## Material:
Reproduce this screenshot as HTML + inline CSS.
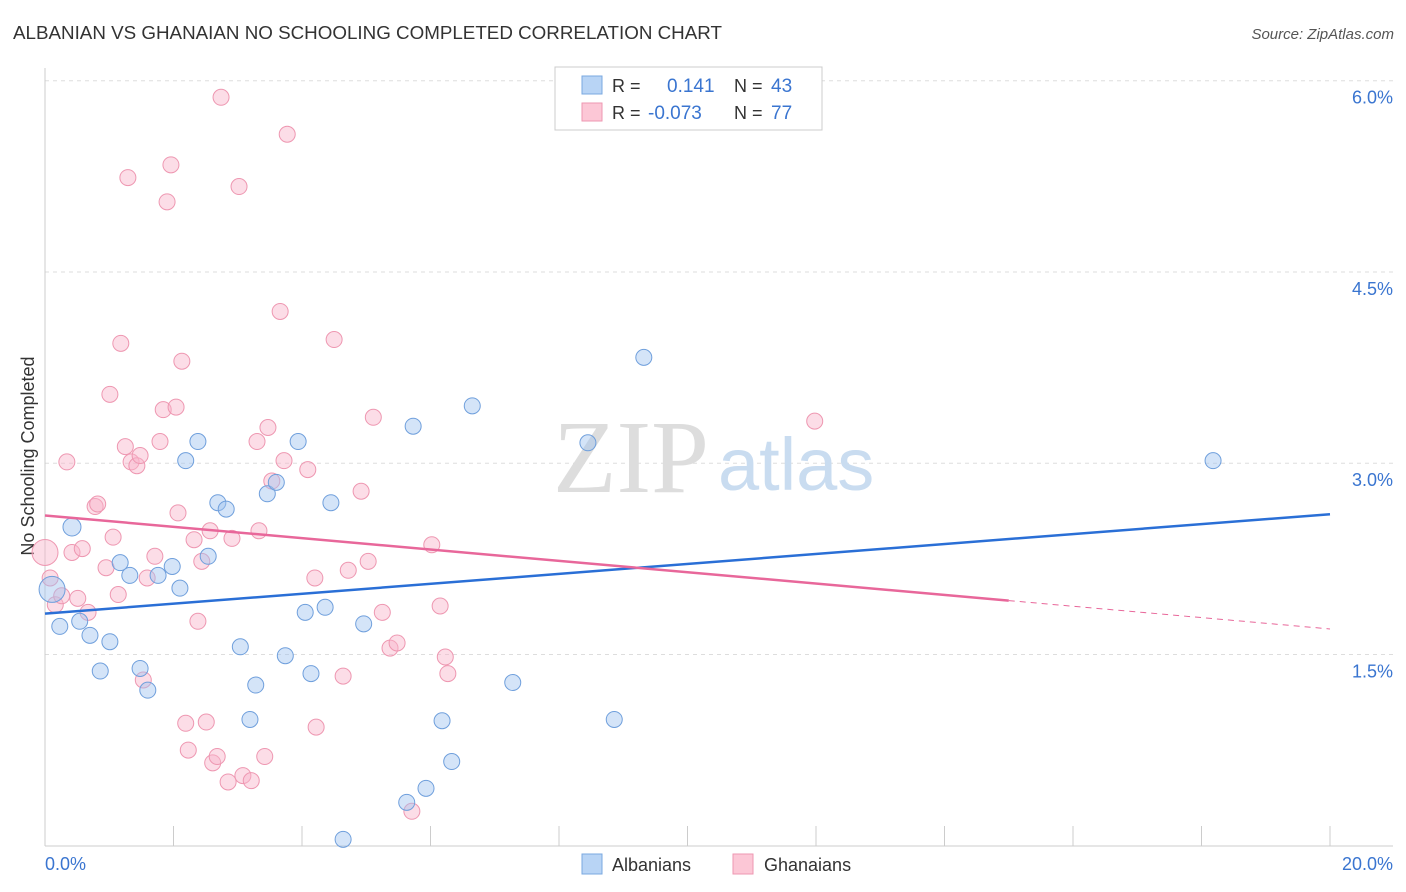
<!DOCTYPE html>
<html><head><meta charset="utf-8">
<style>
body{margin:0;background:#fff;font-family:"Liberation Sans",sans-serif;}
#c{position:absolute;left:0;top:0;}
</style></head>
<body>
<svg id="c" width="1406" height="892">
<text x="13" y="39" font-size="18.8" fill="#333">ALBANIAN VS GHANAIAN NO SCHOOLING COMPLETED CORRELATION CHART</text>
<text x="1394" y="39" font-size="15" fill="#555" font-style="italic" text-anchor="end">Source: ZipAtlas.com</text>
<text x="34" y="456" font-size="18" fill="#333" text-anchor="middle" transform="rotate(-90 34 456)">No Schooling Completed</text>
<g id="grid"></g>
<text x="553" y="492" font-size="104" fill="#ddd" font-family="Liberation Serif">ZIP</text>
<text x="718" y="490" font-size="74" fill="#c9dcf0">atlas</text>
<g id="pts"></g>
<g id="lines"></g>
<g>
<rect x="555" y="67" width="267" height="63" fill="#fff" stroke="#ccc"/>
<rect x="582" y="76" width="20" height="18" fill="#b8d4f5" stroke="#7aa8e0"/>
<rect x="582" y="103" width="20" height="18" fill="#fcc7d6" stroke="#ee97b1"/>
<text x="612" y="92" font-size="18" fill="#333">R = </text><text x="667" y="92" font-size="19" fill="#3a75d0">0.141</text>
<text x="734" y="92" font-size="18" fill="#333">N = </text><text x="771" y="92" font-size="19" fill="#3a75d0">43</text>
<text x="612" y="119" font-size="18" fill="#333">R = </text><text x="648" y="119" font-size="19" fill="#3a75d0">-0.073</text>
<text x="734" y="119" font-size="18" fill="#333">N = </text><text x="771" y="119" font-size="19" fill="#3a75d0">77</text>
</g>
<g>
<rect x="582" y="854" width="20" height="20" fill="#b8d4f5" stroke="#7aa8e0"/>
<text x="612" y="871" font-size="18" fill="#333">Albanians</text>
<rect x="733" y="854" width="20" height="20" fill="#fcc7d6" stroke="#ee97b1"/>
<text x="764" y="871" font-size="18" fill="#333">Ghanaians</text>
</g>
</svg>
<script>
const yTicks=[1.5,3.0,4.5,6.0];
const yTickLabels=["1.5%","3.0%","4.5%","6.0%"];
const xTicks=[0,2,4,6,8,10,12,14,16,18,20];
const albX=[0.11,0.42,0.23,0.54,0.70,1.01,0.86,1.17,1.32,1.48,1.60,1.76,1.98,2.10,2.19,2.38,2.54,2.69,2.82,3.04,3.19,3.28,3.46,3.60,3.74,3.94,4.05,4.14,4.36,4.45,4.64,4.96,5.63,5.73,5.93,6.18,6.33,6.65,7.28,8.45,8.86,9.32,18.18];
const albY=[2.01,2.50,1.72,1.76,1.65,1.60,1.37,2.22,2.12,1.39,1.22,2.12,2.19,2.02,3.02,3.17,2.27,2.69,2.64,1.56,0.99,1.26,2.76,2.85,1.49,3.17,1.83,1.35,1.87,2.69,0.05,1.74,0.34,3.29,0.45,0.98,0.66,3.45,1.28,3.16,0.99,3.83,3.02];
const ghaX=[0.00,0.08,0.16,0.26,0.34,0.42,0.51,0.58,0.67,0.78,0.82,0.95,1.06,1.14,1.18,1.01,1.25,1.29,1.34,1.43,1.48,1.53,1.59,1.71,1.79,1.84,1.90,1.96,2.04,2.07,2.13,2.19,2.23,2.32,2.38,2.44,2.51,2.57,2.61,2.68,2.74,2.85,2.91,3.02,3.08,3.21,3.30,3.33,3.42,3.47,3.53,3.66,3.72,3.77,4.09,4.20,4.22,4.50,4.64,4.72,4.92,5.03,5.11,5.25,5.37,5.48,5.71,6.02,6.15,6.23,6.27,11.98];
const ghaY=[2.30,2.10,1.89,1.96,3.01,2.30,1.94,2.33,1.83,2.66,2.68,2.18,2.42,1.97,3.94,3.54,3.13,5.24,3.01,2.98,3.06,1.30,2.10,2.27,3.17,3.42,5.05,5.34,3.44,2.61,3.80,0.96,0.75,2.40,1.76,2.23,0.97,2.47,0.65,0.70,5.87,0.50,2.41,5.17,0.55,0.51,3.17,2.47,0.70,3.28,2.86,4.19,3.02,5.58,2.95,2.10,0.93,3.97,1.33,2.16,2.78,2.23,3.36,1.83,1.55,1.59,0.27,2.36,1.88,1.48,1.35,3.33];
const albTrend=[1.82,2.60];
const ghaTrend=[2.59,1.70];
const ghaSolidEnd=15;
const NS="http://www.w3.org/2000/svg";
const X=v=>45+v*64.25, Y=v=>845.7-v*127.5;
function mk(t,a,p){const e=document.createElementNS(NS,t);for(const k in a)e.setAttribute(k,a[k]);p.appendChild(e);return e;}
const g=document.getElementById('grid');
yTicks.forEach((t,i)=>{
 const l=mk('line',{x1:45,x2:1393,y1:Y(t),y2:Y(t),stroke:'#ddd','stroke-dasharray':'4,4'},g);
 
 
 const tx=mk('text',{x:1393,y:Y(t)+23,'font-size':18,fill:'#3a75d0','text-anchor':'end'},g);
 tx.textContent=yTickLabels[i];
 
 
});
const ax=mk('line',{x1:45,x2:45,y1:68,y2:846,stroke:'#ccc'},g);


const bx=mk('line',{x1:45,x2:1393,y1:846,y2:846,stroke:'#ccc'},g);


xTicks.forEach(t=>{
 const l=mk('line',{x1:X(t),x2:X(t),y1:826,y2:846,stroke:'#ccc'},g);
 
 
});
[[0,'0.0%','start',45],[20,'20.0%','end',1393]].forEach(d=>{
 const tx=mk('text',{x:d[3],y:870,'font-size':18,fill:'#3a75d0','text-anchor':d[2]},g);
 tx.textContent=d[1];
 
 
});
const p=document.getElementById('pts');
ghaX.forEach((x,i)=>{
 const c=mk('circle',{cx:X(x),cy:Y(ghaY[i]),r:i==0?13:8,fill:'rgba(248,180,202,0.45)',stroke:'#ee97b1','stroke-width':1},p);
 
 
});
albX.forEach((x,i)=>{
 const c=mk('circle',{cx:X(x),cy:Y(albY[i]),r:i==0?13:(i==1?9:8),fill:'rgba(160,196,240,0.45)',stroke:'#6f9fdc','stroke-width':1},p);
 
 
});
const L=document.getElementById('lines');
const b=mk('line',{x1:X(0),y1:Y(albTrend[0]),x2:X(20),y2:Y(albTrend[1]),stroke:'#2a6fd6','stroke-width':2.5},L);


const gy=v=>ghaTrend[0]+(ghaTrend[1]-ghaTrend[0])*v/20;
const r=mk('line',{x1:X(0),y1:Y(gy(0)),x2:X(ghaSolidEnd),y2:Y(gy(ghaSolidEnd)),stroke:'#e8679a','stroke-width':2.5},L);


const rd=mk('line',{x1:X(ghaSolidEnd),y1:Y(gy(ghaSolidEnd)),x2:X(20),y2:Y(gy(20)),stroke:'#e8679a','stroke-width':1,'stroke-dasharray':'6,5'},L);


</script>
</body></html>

## What you should do:
Repeat all the data as it stands, dropping any images it holds.

## Solved exercise:
Reproduce this screenshot as HTML + inline CSS.
<!DOCTYPE html>
<html><head><meta charset="utf-8">
<style>
body{margin:0;background:#fff;font-family:"Liberation Sans",sans-serif;}
#c{position:absolute;left:0;top:0;}
</style></head>
<body>
<svg id="c" width="1406" height="892">
<text x="13" y="39" font-size="18.8" fill="#333">ALBANIAN VS GHANAIAN NO SCHOOLING COMPLETED CORRELATION CHART</text>
<text x="1394" y="39" font-size="15" fill="#555" font-style="italic" text-anchor="end">Source: ZipAtlas.com</text>
<text x="34" y="456" font-size="18" fill="#333" text-anchor="middle" transform="rotate(-90 34 456)">No Schooling Completed</text>
<g id="grid"></g>
<text x="553" y="492" font-size="104" fill="#ddd" font-family="Liberation Serif">ZIP</text>
<text x="718" y="490" font-size="74" fill="#c9dcf0">atlas</text>
<g id="pts"></g>
<g id="lines"></g>
<g>
<rect x="555" y="67" width="267" height="63" fill="#fff" stroke="#ccc"/>
<rect x="582" y="76" width="20" height="18" fill="#b8d4f5" stroke="#7aa8e0"/>
<rect x="582" y="103" width="20" height="18" fill="#fcc7d6" stroke="#ee97b1"/>
<text x="612" y="92" font-size="18" fill="#333">R = </text><text x="667" y="92" font-size="19" fill="#3a75d0">0.141</text>
<text x="734" y="92" font-size="18" fill="#333">N = </text><text x="771" y="92" font-size="19" fill="#3a75d0">43</text>
<text x="612" y="119" font-size="18" fill="#333">R = </text><text x="648" y="119" font-size="19" fill="#3a75d0">-0.073</text>
<text x="734" y="119" font-size="18" fill="#333">N = </text><text x="771" y="119" font-size="19" fill="#3a75d0">77</text>
</g>
<g>
<rect x="582" y="854" width="20" height="20" fill="#b8d4f5" stroke="#7aa8e0"/>
<text x="612" y="871" font-size="18" fill="#333">Albanians</text>
<rect x="733" y="854" width="20" height="20" fill="#fcc7d6" stroke="#ee97b1"/>
<text x="764" y="871" font-size="18" fill="#333">Ghanaians</text>
</g>
</svg>
<script>
const yTicks=[1.5,3.0,4.5,6.0];
const yTickLabels=["1.5%","3.0%","4.5%","6.0%"];
const xTicks=[0,2,4,6,8,10,12,14,16,18,20];
const albX=[0.11,0.42,0.23,0.54,0.70,1.01,0.86,1.17,1.32,1.48,1.60,1.76,1.98,2.10,2.19,2.38,2.54,2.69,2.82,3.04,3.19,3.28,3.46,3.60,3.74,3.94,4.05,4.14,4.36,4.45,4.64,4.96,5.63,5.73,5.93,6.18,6.33,6.65,7.28,8.45,8.86,9.32,18.18];
const albY=[2.01,2.50,1.72,1.76,1.65,1.60,1.37,2.22,2.12,1.39,1.22,2.12,2.19,2.02,3.02,3.17,2.27,2.69,2.64,1.56,0.99,1.26,2.76,2.85,1.49,3.17,1.83,1.35,1.87,2.69,0.05,1.74,0.34,3.29,0.45,0.98,0.66,3.45,1.28,3.16,0.99,3.83,3.02];
const ghaX=[0.00,0.08,0.16,0.26,0.34,0.42,0.51,0.58,0.67,0.78,0.82,0.95,1.06,1.14,1.18,1.01,1.25,1.29,1.34,1.43,1.48,1.53,1.59,1.71,1.79,1.84,1.90,1.96,2.04,2.07,2.13,2.19,2.23,2.32,2.38,2.44,2.51,2.57,2.61,2.68,2.74,2.85,2.91,3.02,3.08,3.21,3.30,3.33,3.42,3.47,3.53,3.66,3.72,3.77,4.09,4.20,4.22,4.50,4.64,4.72,4.92,5.03,5.11,5.25,5.37,5.48,5.71,6.02,6.15,6.23,6.27,11.98];
const ghaY=[2.30,2.10,1.89,1.96,3.01,2.30,1.94,2.33,1.83,2.66,2.68,2.18,2.42,1.97,3.94,3.54,3.13,5.24,3.01,2.98,3.06,1.30,2.10,2.27,3.17,3.42,5.05,5.34,3.44,2.61,3.80,0.96,0.75,2.40,1.76,2.23,0.97,2.47,0.65,0.70,5.87,0.50,2.41,5.17,0.55,0.51,3.17,2.47,0.70,3.28,2.86,4.19,3.02,5.58,2.95,2.10,0.93,3.97,1.33,2.16,2.78,2.23,3.36,1.83,1.55,1.59,0.27,2.36,1.88,1.48,1.35,3.33];
const albTrend=[1.82,2.60];
const ghaTrend=[2.59,1.70];
const ghaSolidEnd=15;
const NS="http://www.w3.org/2000/svg";
const X=v=>45+v*64.25, Y=v=>845.7-v*127.5;
function mk(t,a,p){const e=document.createElementNS(NS,t);for(const k in a)e.setAttribute(k,a[k]);p.appendChild(e);return e;}
const g=document.getElementById('grid');
yTicks.forEach((t,i)=>{
 const l=mk('line',{x1:45,x2:1393,y1:Y(t),y2:Y(t),stroke:'#ddd','stroke-dasharray':'4,4'},g);
 
 
 const tx=mk('text',{x:1393,y:Y(t)+23,'font-size':18,fill:'#3a75d0','text-anchor':'end'},g);
 tx.textContent=yTickLabels[i];
 
 
});
const ax=mk('line',{x1:45,x2:45,y1:68,y2:846,stroke:'#ccc'},g);


const bx=mk('line',{x1:45,x2:1393,y1:846,y2:846,stroke:'#ccc'},g);


xTicks.forEach(t=>{
 const l=mk('line',{x1:X(t),x2:X(t),y1:826,y2:846,stroke:'#ccc'},g);
 
 
});
[[0,'0.0%','start',45],[20,'20.0%','end',1393]].forEach(d=>{
 const tx=mk('text',{x:d[3],y:870,'font-size':18,fill:'#3a75d0','text-anchor':d[2]},g);
 tx.textContent=d[1];
 
 
});
const p=document.getElementById('pts');
ghaX.forEach((x,i)=>{
 const c=mk('circle',{cx:X(x),cy:Y(ghaY[i]),r:i==0?13:8,fill:'rgba(248,180,202,0.45)',stroke:'#ee97b1','stroke-width':1},p);
 
 
});
albX.forEach((x,i)=>{
 const c=mk('circle',{cx:X(x),cy:Y(albY[i]),r:i==0?13:(i==1?9:8),fill:'rgba(160,196,240,0.45)',stroke:'#6f9fdc','stroke-width':1},p);
 
 
});
const L=document.getElementById('lines');
const b=mk('line',{x1:X(0),y1:Y(albTrend[0]),x2:X(20),y2:Y(albTrend[1]),stroke:'#2a6fd6','stroke-width':2.5},L);


const gy=v=>ghaTrend[0]+(ghaTrend[1]-ghaTrend[0])*v/20;
const r=mk('line',{x1:X(0),y1:Y(gy(0)),x2:X(ghaSolidEnd),y2:Y(gy(ghaSolidEnd)),stroke:'#e8679a','stroke-width':2.5},L);


const rd=mk('line',{x1:X(ghaSolidEnd),y1:Y(gy(ghaSolidEnd)),x2:X(20),y2:Y(gy(20)),stroke:'#e8679a','stroke-width':1,'stroke-dasharray':'6,5'},L);


</script>
</body></html>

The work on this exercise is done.